Scioli necesita con desesperación conquistar a sectores independientes de la sociedad para llegar al 50% de los votos, porcentaje que le daría el triunfo en el ballottage. Porcentaje difícil para un gobierno que no ha conseguido ni siquiera el 40% de los votos en las últimas dos elecciones (2013 y 2015). Esos sectores son sensibles a las cuestiones institucionales, sobre las que Cristina se paseó en la última semana con la levedad de un elefante. Obligó a la Cámara de Diputados a violar su reglamento para designar a dos miembros de la Auditoría General de la Nación, los dos extraídos de la inagotable cantera de La Cámpora.
La Auditoría es la mayor proveedora de insumos para la Justicia en casos de corrupción. Es un organismo constitucional, cuyo presidente debe ser nombrado por la oposición. Su presidente actual es el radical Leandro Despouy. La Auditoría depende del Congreso y su directorio debe integrarse de acuerdo con la relación de fuerzas en el Parlamento. Hay ya una Cámara de Diputados electa que asumirá el 10 de diciembre. Cualquier noción, aunque fuere mínima, de la prudencia democrática indicaría que el Congreso debía esperar la nueva Cámara para nombrar a sus representantes en la Auditoría. Cristina dispuso que fuera la Cámara vieja, la que ya no existe en la realidad social, la que hiciera esos nombramientos. Gobernadores peronistas (otra vez ese peronismo díscolo y traidor) estuvieron a punto de romper el bloque oficialista. Al final, los gobernadores se inclinaron ante el capricho de la jefa.
Si Macri ganara el ballottage, el peronismo pedirá, con razón, la presidencia de la Auditoría, porque sería el principal partido de la oposición. El peronismo, kirchnerista o no, se quedaría de esa manera con la presidencia del organismo y con cuatro de los seis lugares restantes en su directorio. Macri no tendría ahí ningún representante suyo. Cristina tuvo cuatro delegados en un directorio de seis miembros. Uno de los jóvenes recientemente nombrados es Juan Forlón, presidente del Banco Nación hasta el escándalo que lo llevó a la Auditoría. La Auditoría hace un informe anual sobre la gestión del Banco Nación. Los informes son generalmente muy malos, aunque nunca se divulgan para no dañar la credibilidad de una entidad financiera.
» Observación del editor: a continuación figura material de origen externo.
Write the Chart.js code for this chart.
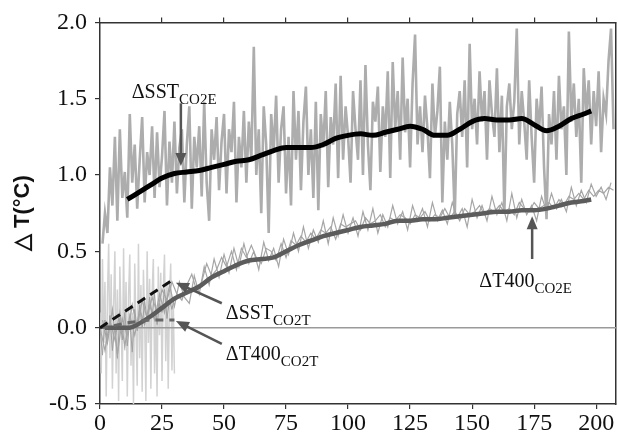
<!DOCTYPE html>
<html>
<head>
<meta charset="utf-8">
<script src="https://cdn.jsdelivr.net/npm/chart.js@4.4.1/dist/chart.umd.min.js"></script>
<style>
  html, body { margin: 0; padding: 0; background: #fff; }
  #wrap { width: 618px; height: 440px; }
</style>
</head>
<body>
<div id="wrap"><canvas id="chart" width="618" height="440"></canvas></div>
<script>
// Axis ticks
const xTicks = [0, 25, 50, 75, 100, 125, 150, 175, 200];
const yTicks = [-0.5, 0.0, 0.5, 1.0, 1.5, 2.0];

// Smoothed curves (year, value)
const smoothYears = [11, 15, 20, 25, 30, 35, 40, 45, 50, 55, 60, 65, 70, 75, 80, 85, 90, 95, 100,
  105, 110, 115, 120, 125, 130, 135, 140, 145, 150, 155, 160, 165, 170, 175, 180, 185, 190, 195, 198];
const sstCo2eSmooth = [0.84, 0.88, 0.93, 0.98, 1.01, 1.02, 1.03, 1.05, 1.07, 1.09, 1.10, 1.13, 1.16, 1.18, 1.18, 1.18, 1.20, 1.24, 1.26,
  1.27, 1.26, 1.28, 1.30, 1.32, 1.30, 1.26, 1.26, 1.30, 1.35, 1.37, 1.36, 1.36, 1.37, 1.33, 1.29, 1.32, 1.37, 1.40, 1.42];

const t400Years = [2, 8, 12, 15, 20, 25, 30, 35, 40, 45, 50, 55, 60, 65, 70, 75, 80, 85, 90, 95, 100,
  105, 110, 115, 120, 125, 130, 135, 140, 145, 150, 155, 160, 165, 170, 175, 180, 185, 190, 195, 198];
const t400Co2eSmooth = [0.0, 0.0, 0.0, 0.02, 0.07, 0.13, 0.19, 0.23, 0.27, 0.33, 0.37, 0.41, 0.44, 0.45, 0.46, 0.50, 0.54, 0.57, 0.60, 0.62, 0.64,
  0.66, 0.67, 0.68, 0.70, 0.70, 0.71, 0.71, 0.72, 0.73, 0.74, 0.75, 0.76, 0.76, 0.77, 0.77, 0.78, 0.80, 0.82, 0.83, 0.84];

// Raw annual dSST, CO2E run (years 1..207)
const sstCo2eRaw = [
  0.55, 0.75, 0.62, 1.05, 0.80, 1.25, 0.70, 1.30, 0.85, 1.02,
  0.72, 1.40, 0.95, 1.20, 0.78, 1.10, 1.38, 0.82, 1.15, 1.00,
  1.32, 0.85, 1.28, 0.92, 1.12, 1.42, 0.80, 1.22, 0.95, 1.35,
  0.88, 1.18, 1.30, 0.82, 1.20, 1.45, 0.78, 1.25, 1.05, 1.32,
  0.86, 1.48, 0.95, 0.70, 1.30, 1.10, 1.38, 0.90, 1.22, 1.40,
  0.88, 1.30, 1.15, 1.48, 0.82, 1.25, 1.05, 1.42, 0.95, 1.35,
  1.10, 1.84, 1.00, 1.30, 0.75, 1.45, 1.20, 0.62, 1.40, 1.15,
  1.52, 0.95, 1.30, 1.45, 0.88, 1.25, 0.80, 1.55, 1.10, 1.42,
  0.90, 1.35, 1.58, 1.00, 1.30, 0.85, 1.48, 0.77, 1.40, 1.18,
  1.55, 0.92, 1.38, 1.20, 1.60, 0.98, 1.65, 1.10, 1.45, 1.25,
  0.95, 1.55, 1.30, 1.10, 1.62, 1.00, 1.72, 1.20, 0.90, 1.48,
  1.35, 1.58, 1.02, 1.45, 1.25, 1.68, 0.98, 1.74, 1.30, 1.55,
  1.10, 1.77, 1.28, 1.50, 1.05, 1.60, 1.92, 1.20, 1.45, 1.15,
  1.52, 1.30, 0.98, 1.60, 1.25, 1.42, 1.71, 0.82, 1.35, 1.10,
  1.48, 1.20, 0.73, 1.40, 1.55, 1.25, 1.62, 1.05, 1.86, 1.30,
  1.50, 1.20, 1.68, 1.35, 1.55, 1.10, 1.62, 1.40, 1.25, 1.70,
  1.15, 1.52, 0.75, 1.45, 1.60, 1.30, 1.48, 1.96, 1.20, 1.55,
  1.35, 1.10, 1.62, 1.25, 0.95, 1.50, 1.30, 1.58, 1.05, 0.71,
  1.40, 1.20, 1.55, 1.10, 1.65, 1.30, 1.45, 1.00, 1.94, 1.35,
  1.60, 1.25, 1.50, 0.95, 1.70, 1.40, 1.62, 1.20, 1.55, 1.32,
  1.68, 1.15, 1.50, 1.40, 1.75, 1.96, 1.30
];

// Raw dT400, CO2E run: two members, every 2 years (A: 0..206, B: 1..207)
const t400Co2eRawA = [
  0.00, -0.15, 0.05, -0.08, 0.10, -0.12, 0.08, -0.05, 0.12, 0.02,
  0.15, 0.05, 0.22, 0.10, 0.28, 0.14, 0.30, 0.20, 0.16, 0.34,
  0.22, 0.40, 0.28, 0.45, 0.33, 0.48, 0.36, 0.52, 0.40, 0.55,
  0.42, 0.50, 0.38, 0.56, 0.44, 0.52, 0.40, 0.58, 0.48, 0.62,
  0.50, 0.66, 0.52, 0.64, 0.56, 0.70, 0.55, 0.72, 0.60, 0.74,
  0.62, 0.72, 0.60, 0.76, 0.64, 0.78, 0.62, 0.74, 0.66, 0.80,
  0.68, 0.76, 0.64, 0.80, 0.70, 0.78, 0.66, 0.82, 0.70, 0.77,
  0.68, 0.82, 0.72, 0.78, 0.66, 0.84, 0.72, 0.80, 0.70, 0.86,
  0.74, 0.82, 0.70, 0.88, 0.72, 0.84, 0.74, 0.80, 0.70, 0.86,
  0.76, 0.88, 0.78, 0.84, 0.76, 0.92, 0.80, 0.90, 0.82, 0.94,
  0.86, 0.92, 0.84, 0.95
];
const t400Co2eRawB = [
  0.05, -0.10, 0.12, -0.18, 0.06, -0.05, 0.15, 0.00, 0.18, 0.06,
  0.20, 0.10, 0.25, 0.18, 0.30, 0.22, 0.18, 0.28, 0.35, 0.24,
  0.30, 0.42, 0.34, 0.38, 0.46, 0.40, 0.50, 0.38, 0.52, 0.46,
  0.54, 0.46, 0.42, 0.52, 0.50, 0.44, 0.55, 0.46, 0.57, 0.54,
  0.60, 0.56, 0.62, 0.58, 0.64, 0.62, 0.66, 0.58, 0.68, 0.66,
  0.68, 0.70, 0.64, 0.72, 0.68, 0.70, 0.74, 0.66, 0.72, 0.70,
  0.74, 0.72, 0.68, 0.74, 0.72, 0.76, 0.70, 0.74, 0.72, 0.78,
  0.72, 0.76, 0.70, 0.78, 0.74, 0.76, 0.80, 0.74, 0.78, 0.76,
  0.80, 0.76, 0.78, 0.74, 0.82, 0.78, 0.76, 0.82, 0.78, 0.80,
  0.82, 0.78, 0.84, 0.80, 0.86, 0.84, 0.88, 0.84, 0.90, 0.86,
  0.90, 0.88, 0.92, 0.90
];

// Raw CO2T runs (first 30 years)
const sstCo2tRaw = [ // every half year, 0..30
  0.10, -0.30, 0.45, -0.10, 0.30, -0.45, 0.20, 0.55, -0.20, 0.35,
  -0.40, 0.15, 0.50, -0.30, 0.25, -0.48, 0.40, 0.05, -0.35, 0.52,
  -0.15, 0.30, -0.45, 0.20, 0.48, -0.25, 0.10, -0.50, 0.42, 0.00,
  -0.38, 0.55, -0.20, 0.28, -0.42, 0.38, 0.05, -0.48, 0.50, -0.10,
  0.32, -0.40, 0.22, 0.45, -0.30, 0.15, -0.45, 0.40, -0.05, 0.36,
  -0.35, 0.25, 0.48, -0.22, 0.30, -0.40, 0.18, 0.42, -0.28, 0.20,
  -0.30
];
const t400Co2tRaw = [ // every year, 0..30
  0.00, -0.18, 0.05, -0.10, 0.08, -0.15, 0.02, -0.20, 0.06, -0.08,
  0.10, -0.12, 0.05, -0.16, 0.12, -0.02, 0.15, 0.00, 0.18, 0.04,
  0.20, 0.08, 0.22, 0.02, 0.16, 0.10, 0.25, 0.06, 0.18, 0.12, 0.20
];

// CO2T trend lines (dashed)
const sstCo2tTrendYears = [0, 30];
const sstCo2tTrend = [0.0, 0.32];
const t400Co2tTrendYears = [0, 5, 10, 15, 20, 25, 30];
const t400Co2tTrend = [0.0, 0.01, 0.03, 0.04, 0.05, 0.05, 0.05];

const zeroLineYears = [0, 208];
const zeroLine = [0, 0];

// Annotations: label, subscript, text anchor and arrow (data coords)
const notes = [
  { main: 'ΔSST', sub: 'CO2E', tx: 12.8, ty: 1.54, from: [32.6, 1.47], to: [32.6, 1.06] },
  { main: 'ΔSST', sub: 'CO2T', tx: 50.7, ty: 0.09, from: [49.1, 0.16], to: [30.6, 0.295] },
  { main: 'ΔT400', sub: 'CO2T', tx: 50.7, ty: -0.18, from: [49.1, -0.106], to: [30.6, 0.043] },
  { main: 'ΔT400', sub: 'CO2E', tx: 152.9, ty: 0.30, from: [174.2, 0.45], to: [174.2, 0.73] }
];

function pts(xs, ys) {
  return ys.map((v, i) => ({ x: xs[i], y: v }));
}
function series(ys, start, step) {
  return ys.map((v, i) => ({ x: start + i * step, y: v }));
}

const serif = "'Liberation Serif', 'Times New Roman', serif";

const line = (data, color, width, order, extra) => Object.assign({
  data: data,
  borderColor: color,
  borderWidth: width,
  pointRadius: 0,
  tension: 0,
  fill: false,
  order: order
}, extra || {});

// Annotation plugin: arrows and labels with subscripts
const notesPlugin = {
  id: 'notes',
  afterDatasetsDraw(chart) {
    const { ctx, scales: { x, y } } = chart;
    ctx.save();
    notes.forEach(n => {
      const x1 = x.getPixelForValue(n.from[0]), y1 = y.getPixelForValue(n.from[1]);
      const x2 = x.getPixelForValue(n.to[0]), y2 = y.getPixelForValue(n.to[1]);
      const ang = Math.atan2(y2 - y1, x2 - x1);
      const head = 13, half = 5.5;
      ctx.strokeStyle = '#555';
      ctx.fillStyle = '#555';
      ctx.lineWidth = 2.5;
      ctx.beginPath();
      ctx.moveTo(x1, y1);
      ctx.lineTo(x2 - Math.cos(ang) * head * 0.8, y2 - Math.sin(ang) * head * 0.8);
      ctx.stroke();
      ctx.beginPath();
      ctx.moveTo(x2, y2);
      ctx.lineTo(x2 - Math.cos(ang) * head - Math.sin(ang) * half, y2 - Math.sin(ang) * head + Math.cos(ang) * half);
      ctx.lineTo(x2 - Math.cos(ang) * head + Math.sin(ang) * half, y2 - Math.sin(ang) * head - Math.cos(ang) * half);
      ctx.closePath();
      ctx.fill();

      const tx = x.getPixelForValue(n.tx), ty = y.getPixelForValue(n.ty);
      ctx.fillStyle = '#111';
      ctx.textBaseline = 'middle';
      ctx.textAlign = 'left';
      ctx.font = '20px ' + serif;
      ctx.fillText(n.main, tx, ty);
      const w = ctx.measureText(n.main).width;
      ctx.font = '15px ' + serif;
      ctx.fillText(n.sub, tx + w, ty + 7);
    });
    ctx.restore();
  }
};

new Chart(document.getElementById('chart'), {
  type: 'line',
  data: {
    datasets: [
      line(series(sstCo2tRaw, 0, 0.5), '#d2d2d2', 1.5, 90),
      line(series(t400Co2tRaw, 0, 1), '#a0a0a0', 1, 85),
      line(series(sstCo2eRaw, 1, 1), '#adadad', 2.6, 80),
      line(series(t400Co2eRawA, 0, 2), '#a6a6a6', 1.2, 70),
      line(series(t400Co2eRawB, 1, 2), '#a6a6a6', 1.2, 69),
      line(pts(zeroLineYears, zeroLine), '#9a9a9a', 1.5, 60),
      line(pts(t400Years, t400Co2eSmooth), '#5c5c5c', 4.5, 20, { cubicInterpolationMode: 'monotone' }),
      line(pts(smoothYears, sstCo2eSmooth), '#000', 5, 10, { cubicInterpolationMode: 'monotone' }),
      line(pts(sstCo2tTrendYears, sstCo2tTrend), '#111', 3, 5, { borderDash: [9, 6] }),
      line(pts(t400Co2tTrendYears, t400Co2tTrend), '#666', 3, 6, { borderDash: [8, 6] })
    ]
  },
  options: {
    responsive: false,
    animation: false,
    events: [],
    layout: { padding: { top: 12, right: 2, left: 0, bottom: 0 } },
    plugins: { legend: { display: false }, tooltip: { enabled: false } },
    scales: {
      x: {
        type: 'linear',
        min: 0,
        max: 208,
        afterFit(s) { s.height = 36; },
        afterBuildTicks(s) { s.ticks = xTicks.map(v => ({ value: v })); },
        grid: { drawOnChartArea: false, tickLength: 5, color: '#333', lineWidth: 1.2 },
        border: { color: '#333', width: 1.5 },
        ticks: { color: '#111', font: { family: serif, size: 24 }, padding: 0, maxRotation: 0 }
      },
      x2: {
        type: 'linear',
        position: 'top',
        min: 0,
        max: 208,
        afterFit(s) { s.height = 5; },
        afterBuildTicks(s) { s.ticks = xTicks.map(v => ({ value: v })); },
        grid: { drawOnChartArea: false, tickLength: 5, color: '#333', lineWidth: 1.2 },
        border: { color: '#333', width: 1.5 },
        ticks: { display: false }
      },
      y: {
        min: -0.5,
        max: 2.0,
        afterFit(s) { s.width = 100; },
        afterBuildTicks(s) { s.ticks = yTicks.map(v => ({ value: v })); },
        grid: { drawOnChartArea: false, tickLength: 5, color: '#333', lineWidth: 1.2 },
        border: { color: '#333', width: 1.5 },
        ticks: { color: '#111', font: { family: serif, size: 24 }, padding: 8, callback: v => v.toFixed(1) },
        title: {
          display: true,
          text: '△ T(°C)',
          color: '#111',
          font: { family: "'Liberation Sans', Arial, sans-serif", size: 22, weight: 'bold' },
          padding: { top: 10, bottom: 0 }
        }
      },
      y2: {
        position: 'right',
        min: -0.5,
        max: 2.0,
        afterFit(s) { s.width = 0; },
        grid: { drawOnChartArea: false, drawTicks: false },
        border: { color: '#333', width: 1.5 },
        ticks: { display: false }
      }
    }
  },
  plugins: [notesPlugin]
});
</script>
</body>
</html>
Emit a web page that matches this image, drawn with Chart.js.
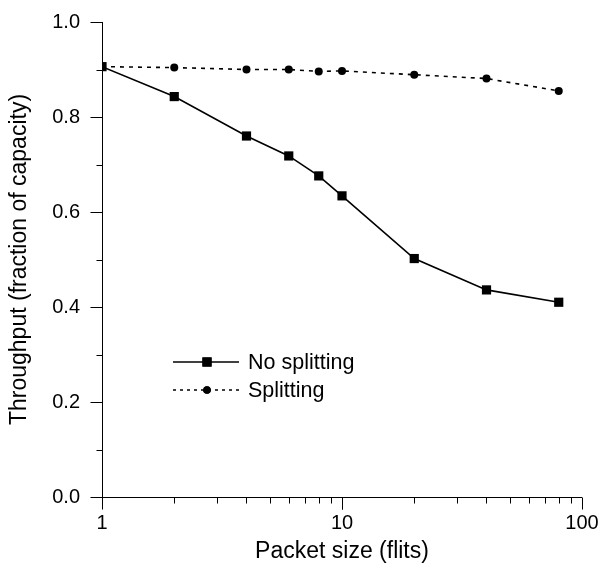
<!DOCTYPE html>
<html>
<head>
<meta charset="utf-8">
<script src="https://cdn.jsdelivr.net/npm/chart.js@4/dist/chart.umd.min.js"></script>
<style>
  html, body { margin: 0; padding: 0; background: #fff; }
  #wrap { width: 600px; height: 570px; }
</style>
</head>
<body>
<div id="wrap"><canvas id="grafico" width="600" height="570"></canvas></div>
<script>
const tamanos = [1, 2, 4, 6, 8, 10, 20, 40, 80];
const sinDivision = [0.906, 0.843, 0.760, 0.718, 0.676, 0.634, 0.502, 0.436, 0.410];
const conDivision = [0.906, 0.904, 0.900, 0.900, 0.896, 0.897, 0.889, 0.881, 0.855];
const etiquetasX = [1, 10, 100];
const etiquetasY = [0, 0.2, 0.4, 0.6, 0.8, 1.0];

const fuente = "'Liberation Sans', Arial, sans-serif";
Chart.defaults.font.family = fuente;
Chart.defaults.color = "#000";

function puntos(ys) {
  return tamanos.map((x, i) => ({ x, y: ys[i] }));
}

// ticks de los ejes, mayores y menores
const marcasEjes = {
  id: "marcasEjes",
  afterDraw(chart) {
    const ctx = chart.ctx;
    const sx = chart.scales.x;
    const sy = chart.scales.y;
    const area = chart.chartArea;
    ctx.save();
    ctx.strokeStyle = "#000";
    ctx.lineWidth = 1;
    ctx.beginPath();
    // eje y
    const px0 = Math.round(area.left) + 0.5;
    ctx.moveTo(px0, sy.getPixelForValue(1));
    ctx.lineTo(px0, sy.getPixelForValue(0));
    for (let i = 0; i <= 10; i++) {
      const v = i / 10;
      const py = Math.round(sy.getPixelForValue(v)) + 0.5;
      const largo = i % 2 === 0 ? 12 : 6;
      ctx.moveTo(px0 - largo, py);
      ctx.lineTo(px0, py);
    }
    // eje x
    const py0 = Math.round(sy.getPixelForValue(0)) + 0.5;
    ctx.moveTo(sx.getPixelForValue(1), py0);
    ctx.lineTo(sx.getPixelForValue(100), py0);
    for (let d = 1; d <= 10; d *= 10) {
      for (let k = 1; k <= 10; k++) {
        const v = d * k;
        if (v > 100) continue;
        const px = Math.round(sx.getPixelForValue(v)) + 0.5;
        const largo = etiquetasX.includes(v) ? 12 : 6;
        ctx.moveTo(px, py0);
        ctx.lineTo(px, py0 + largo);
      }
    }
    ctx.stroke();
    ctx.restore();
  }
};

// leyenda dentro del area
const leyenda = {
  id: "leyenda",
  afterDraw(chart) {
    const ctx = chart.ctx;
    const filas = [
      { texto: "No splitting", dash: [], estilo: "rect", radio: 6.5, y: 362 },
      { texto: "Splitting", dash: [3, 4], estilo: "circle", radio: 3.8, y: 390 }
    ];
    ctx.save();
    filas.forEach((f) => {
      ctx.strokeStyle = "#000";
      ctx.lineWidth = 1.5;
      ctx.setLineDash(f.dash);
      ctx.beginPath();
      ctx.moveTo(173, f.y);
      ctx.lineTo(239, f.y);
      ctx.stroke();
      ctx.setLineDash([]);
      ctx.fillStyle = "#000";
      Chart.helpers.drawPoint(ctx, { pointStyle: f.estilo, radius: f.radio, borderWidth: 0, rotation: 0 }, 207, f.y);
      ctx.fill();
      ctx.font = "21.5px " + fuente;
      ctx.textBaseline = "middle";
      ctx.textAlign = "left";
      ctx.fillText(f.texto, 248, f.y + 1);
    });
    ctx.restore();
  }
};

new Chart(document.getElementById("grafico"), {
  type: "line",
  data: {
    datasets: [
      {
        label: "No splitting",
        data: puntos(sinDivision),
        borderColor: "#000",
        backgroundColor: "#000",
        borderWidth: 1.6,
        pointStyle: "rect",
        pointRadius: 6.5,
        pointBorderWidth: 0,
        tension: 0
      },
      {
        label: "Splitting",
        data: puntos(conDivision),
        borderColor: "#000",
        backgroundColor: "#000",
        borderWidth: 1.6,
        borderDash: [4, 5],
        pointStyle: "circle",
        pointRadius: 4,
        pointBorderWidth: 0,
        tension: 0
      }
    ]
  },
  options: {
    responsive: false,
    animation: false,
    layout: { padding: { top: 22, right: 0, left: 6, bottom: 5 } },
    plugins: { legend: { display: false }, tooltip: { enabled: false } },
    scales: {
      x: {
        type: "logarithmic",
        min: 1,
        max: 100,
        grid: { display: false },
        border: { display: false },
        afterBuildTicks: (scale) => { scale.ticks = etiquetasX.map((v) => ({ value: v })); },
        afterFit: (scale) => { scale.height = 68; scale.paddingRight = 18; },
        ticks: {
          font: { size: 20 },
          padding: 6,
          maxRotation: 0,
          callback: (v) => String(v)
        },
        title: { display: true, text: "Packet size (flits)", font: { size: 23 }, padding: { top: 0, bottom: 0 } }
      },
      y: {
        min: 0,
        max: 1,
        grid: { display: false },
        border: { display: false },
        afterBuildTicks: (scale) => { scale.ticks = etiquetasY.map((v) => ({ value: v })); },
        afterFit: (scale) => { scale.width = 96; scale.paddingTop = 0; scale.paddingBottom = 0; },
        ticks: {
          font: { size: 20 },
          padding: 14,
          callback: (v) => Number(v).toFixed(1)
        },
        title: { display: true, text: "Throughput (fraction of capacity)", font: { size: 23 }, padding: { top: 0, bottom: 0 } }
      }
    }
  },
  plugins: [marcasEjes, leyenda]
});
</script>
</body>
</html>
Los informes de la Auditoría se hacen con posterioridad a los actos de gobiernos. Forlón deberá auditar el próximo año su propia gestión en el Banco Nación. Sólo el kirchnerismo puede hacer gala de semejante desparpajo. No se trata sólo de la defensa propia en casos de corrupción, sino también de un lugar clave para obstaculizar un eventual gobierno de Macri. La Auditoría puede proveer a la Justicia de innumerables denuncias sobre la gestión del gobierno. Y la Justicia puede frenar la ejecución de decisiones presidenciales.
Hay experiencia sobre eso. La Presidenta acaba de empujar a la Corte Suprema de Justicia a tomar una decisión que, en otro contexto, habría demorado hasta después de las elección del 22. Pero el relevo de un juez clave en la Cámara de Casación, Juan Carlos Gemignani, apuró el trámite. La Corte declaró inconstitucional la ley de subrogancias y le asestó, así, un golpe demoledor y definitivo a la estrategia del Gobierno de resguardarse detrás de jueces amigos. La futura libertad de muchos funcionarios actuales es lo que está en juego.
Ésa es la preocupación de Cristina. Rompe estrategias y necesidades de los suyos llevada sólo por el impulso de esa ansiedad. Mientras tanto, el problema de Scioli es de Scioli.